Besides upholding the “sanctity of life” and the “dignity of marriage,” the Manhattan Declaration, which was signed by Bauer and a number of other religious and political leaders in 2009, championed “religious freedom”. “No one should be compelled to embrace any religion against his will, nor should persons of faith be forbidden to worship God according to the dictates of conscience or to express freely and publicly their deeply held religious convictions,” the Declaration stated.

It warned that “freedom of religion and the rights of conscience are gravely jeopardized by those who would use the instruments of coercion to compel persons of faith to compromise their deepest convictions.”

Such restrictions “undermine the viability of the intermediate structures of society, the essential buffer against the overweening authority of the state, resulting in the soft despotism [Alexis de] Tocqueville so prophetically warned of,” the Declaration continued. “Disintegration of civil society is a prelude to tyranny.”

“It’s becoming clearer and clearer that the tolerance movement used by the cultural Left in recent decades was just a poll-driven strategy and not an actual commitment to tolerance,” Bauer continued, adding that the Indiana law is being used to cut off debate and redefine anyone with traditional moral values as a bigot. “Every pastor and every parent should be deeply worried about what is happening in Indianapolis,” he said.

I guess I blame the church for this. I go to church. I know what goes on in there. It’s a sermon on the gospel every week. There is about 20 minutes of singing. Current events are never mentioned. The existence of God and the resurrection are never explained or defended. The Bible is just assumed to be true, and no issues outside it are ever discussed. Objections to Christian theism are never named, much less defended against. Reasons and evidence are never provided for the Biblical view on topics like abortion or same-sex marriage, much less economics, the environment, etc. The emphasis is on comforting people. The emphasis is on not judging. The emphasis is on making people feel good and leaving them free to do whatever makes them feel good.

I just don’t see young people having any interest in defending Christianity any more against the culture. I mean, I am seeing “pro-life”, “pro-marriage” evangelicals voting for Democrats because they want a bigger secular government.  They want more money to be transferred from Christian families to Solyndra so we can fight the global warming monster.
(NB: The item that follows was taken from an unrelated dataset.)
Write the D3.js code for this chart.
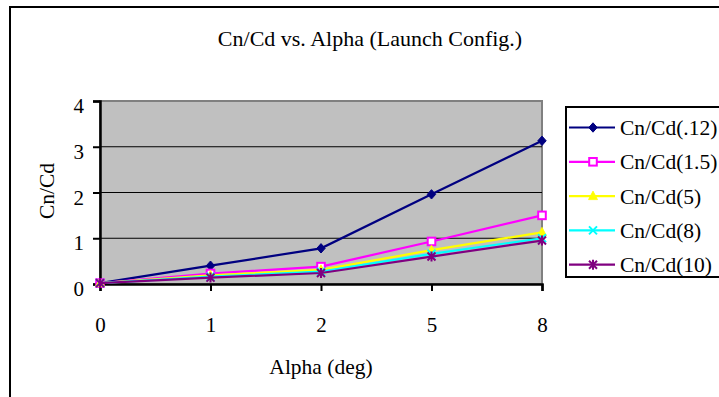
<!DOCTYPE html>
<html>
<head>
<meta charset="utf-8">
<script src="https://cdn.jsdelivr.net/npm/d3@7"></script>
<style>
  html, body { margin: 0; padding: 0; background: #fff; }
  svg { display: block; }
  text { font-family: "Liberation Serif", "Times New Roman", serif; fill: #000; }
</style>
</head>
<body>
<svg id="chart" width="719" height="397"></svg>
<script>
const categories = ["0", "1", "2", "5", "8"];
const seriesNames = ["Cn/Cd(.12)", "Cn/Cd(1.5)", "Cn/Cd(5)", "Cn/Cd(8)", "Cn/Cd(10)"];
const s012 = [0.02, 0.40, 0.78, 1.96, 3.13];
const s15  = [0.02, 0.23, 0.38, 0.93, 1.50];
const s5   = [0.02, 0.19, 0.31, 0.74, 1.13];
const s8   = [0.02, 0.16, 0.27, 0.66, 1.00];
const s10  = [0.02, 0.14, 0.24, 0.60, 0.95];
const yTicks = [0, 1, 2, 3, 4];
const colors = ["#000080", "#FF00FF", "#FFFF00", "#00FFFF", "#800080"];
const markers = ["diamond", "square", "triangle", "x", "asterisk"];
const seriesValues = [s012, s15, s5, s8, s10];

const svg = d3.select("#chart");

// outer frame
svg.append("rect").attr("x", 10).attr("y", 7).attr("width", 760).attr("height", 420)
  .attr("fill", "#fff").attr("stroke", "#000").attr("stroke-width", 2);

const L = 100, R = 542, T = 101, B = 284;
const x = d3.scalePoint().domain(categories).range([L, R]);
const y = d3.scaleLinear().domain([0, 4]).range([B, T]);

// plot area
svg.append("rect").attr("x", L).attr("y", T).attr("width", R - L).attr("height", B - T)
  .attr("fill", "#C0C0C0").attr("stroke", "#808080").attr("stroke-width", 2);

// gridlines
svg.append("g").selectAll("line").data(yTicks.filter(d => d > 0 && d < 4)).join("line")
  .attr("x1", L).attr("x2", R).attr("y1", d => y(d)).attr("y2", d => y(d))
  .attr("stroke", "#000").attr("stroke-width", 1.2);

// y axis
const yAxis = svg.append("g").attr("transform", `translate(${L},0)`)
  .call(d3.axisLeft(y).tickValues(yTicks).tickSize(7).tickPadding(9).tickFormat(d3.format("d")));
yAxis.select(".domain").attr("stroke", "#000").attr("stroke-width", 2.5);
yAxis.selectAll(".tick line").attr("stroke", "#000").attr("stroke-width", 2);
yAxis.selectAll(".tick text").attr("font-size", 21).attr("font-family", "Liberation Serif")
  .attr("dy", "0.55em").attr("y", 0).attr("fill", "#000");

// x axis
const xAxis = svg.append("g").attr("transform", `translate(0,${B})`)
  .call(d3.axisBottom(x).tickSize(7).tickPadding(26));
xAxis.select(".domain").attr("stroke", "#000").attr("stroke-width", 2.5);
xAxis.selectAll(".tick line").attr("stroke", "#000").attr("stroke-width", 2);
xAxis.selectAll(".tick text").attr("font-size", 21).attr("font-family", "Liberation Serif").attr("fill", "#000");

// markers
function drawMarker(g, type, color, cx, cy) {
  const s = 4.2;
  if (type === "diamond") {
    g.append("path").attr("d", `M${cx},${cy - s - 0.5}L${cx + s},${cy}L${cx},${cy + s + 0.5}L${cx - s},${cy}Z`)
      .attr("fill", color).attr("stroke", color).attr("stroke-width", 1);
  } else if (type === "square") {
    g.append("rect").attr("x", cx - 3.8).attr("y", cy - 3.8).attr("width", 7.6).attr("height", 7.6)
      .attr("fill", "#fff").attr("stroke", color).attr("stroke-width", 2);
  } else if (type === "triangle") {
    g.append("path").attr("d", `M${cx},${cy - 5}L${cx + 4.5},${cy + 3.5}L${cx - 4.5},${cy + 3.5}Z`)
      .attr("fill", color).attr("stroke", color).attr("stroke-width", 0.8);
  } else if (type === "x") {
    g.append("path").attr("d", `M${cx - 4},${cy - 4}L${cx + 4},${cy + 4}M${cx - 4},${cy + 4}L${cx + 4},${cy - 4}`)
      .attr("stroke", color).attr("stroke-width", 2).attr("fill", "none");
  } else if (type === "asterisk") {
    g.append("path").attr("d", `M${cx - 4},${cy - 4}L${cx + 4},${cy + 4}M${cx - 4},${cy + 4}L${cx + 4},${cy - 4}M${cx},${cy - 5}L${cx},${cy + 5}`)
      .attr("stroke", color).attr("stroke-width", 2).attr("fill", "none");
  }
}

const line = d3.line().x((d, i) => x(categories[i])).y(d => y(d));
seriesValues.forEach((vals, si) => {
  const g = svg.append("g");
  g.append("path").datum(vals).attr("d", line).attr("fill", "none")
    .attr("stroke", colors[si]).attr("stroke-width", 2.2);
  vals.forEach((v, i) => drawMarker(g, markers[si], colors[si], x(categories[i]), y(v)));
});

// title
svg.append("text").attr("x", 370).attr("y", 46).attr("text-anchor", "middle")
  .attr("font-size", 22).text("Cn/Cd vs. Alpha (Launch Config.)");

// axis titles
svg.append("text").attr("x", 321).attr("y", 374).attr("text-anchor", "middle")
  .attr("font-size", 21.5).text("Alpha (deg)");
svg.append("text").attr("transform", "translate(54,191) rotate(-90)").attr("text-anchor", "middle")
  .attr("font-size", 21.5).text("Cn/Cd");

// legend
const lg = svg.append("g");
lg.append("rect").attr("x", 566).attr("y", 107).attr("width", 200).attr("height", 170)
  .attr("fill", "#fff").attr("stroke", "#000").attr("stroke-width", 2);
seriesNames.forEach((name, i) => {
  const ly = 127.5 + i * 34.3;
  lg.append("line").attr("x1", 569).attr("x2", 615).attr("y1", ly).attr("y2", ly)
    .attr("stroke", colors[i]).attr("stroke-width", 2.2);
  drawMarker(lg, markers[i], colors[i], 593, ly);
  lg.append("text").attr("x", 620).attr("y", ly + 7.5).attr("font-size", 21.5).text(name);
});
</script>
</body>
</html>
They believed Obama about keeping your doctor, keeping your health plan, and not funding abortions – but Obama lied on all three of these. They want to vote for Obama’s promise that health insurance premiums will drop $3000 in 2008, and then vote for the same guy again in 2012 when the premiums have actually gone up $2500. They voted for Obama saying that he supported traditional marriage, but then his Justice Department declined to defend the Defense of Marriage Act.

Young Christians just don’t care about marriage as Jesus defined it – one man, one woman, for life.  They say they do, but then they vote for the party that opposes religious liberty when they get the chance. Global warming and raising the minimum wage are more important. Why? Because the secular culture told them so. And that’s their authority when it comes to voting.

Young Christians just seem to be completely disloyal to God as he really is. I don’t think that Christians really want to have to think about what would work to defend God’s reputation and character from these attacks. They just want to do their own thing, and get the praise from men, rather than the praise from God. In my own case, I am now in my upper 30s and still very much respecting the Biblical standards around sex: no pre-marital sex, no adultery, no frivolous divorce. Why is it such a difficult standard for younger evangelicals to accept and to defend? They seem to believe that chastity, natural marriage, and natural child-bearing are all unimportant things. The only rule now is to have fun with sex, and to never judge anyone for breaking the rules. That’s not what the Bible teaches, but that’s what young Christians believe. Who is going to talk to them about it? Not the pastors. Not their parents. And not their friends.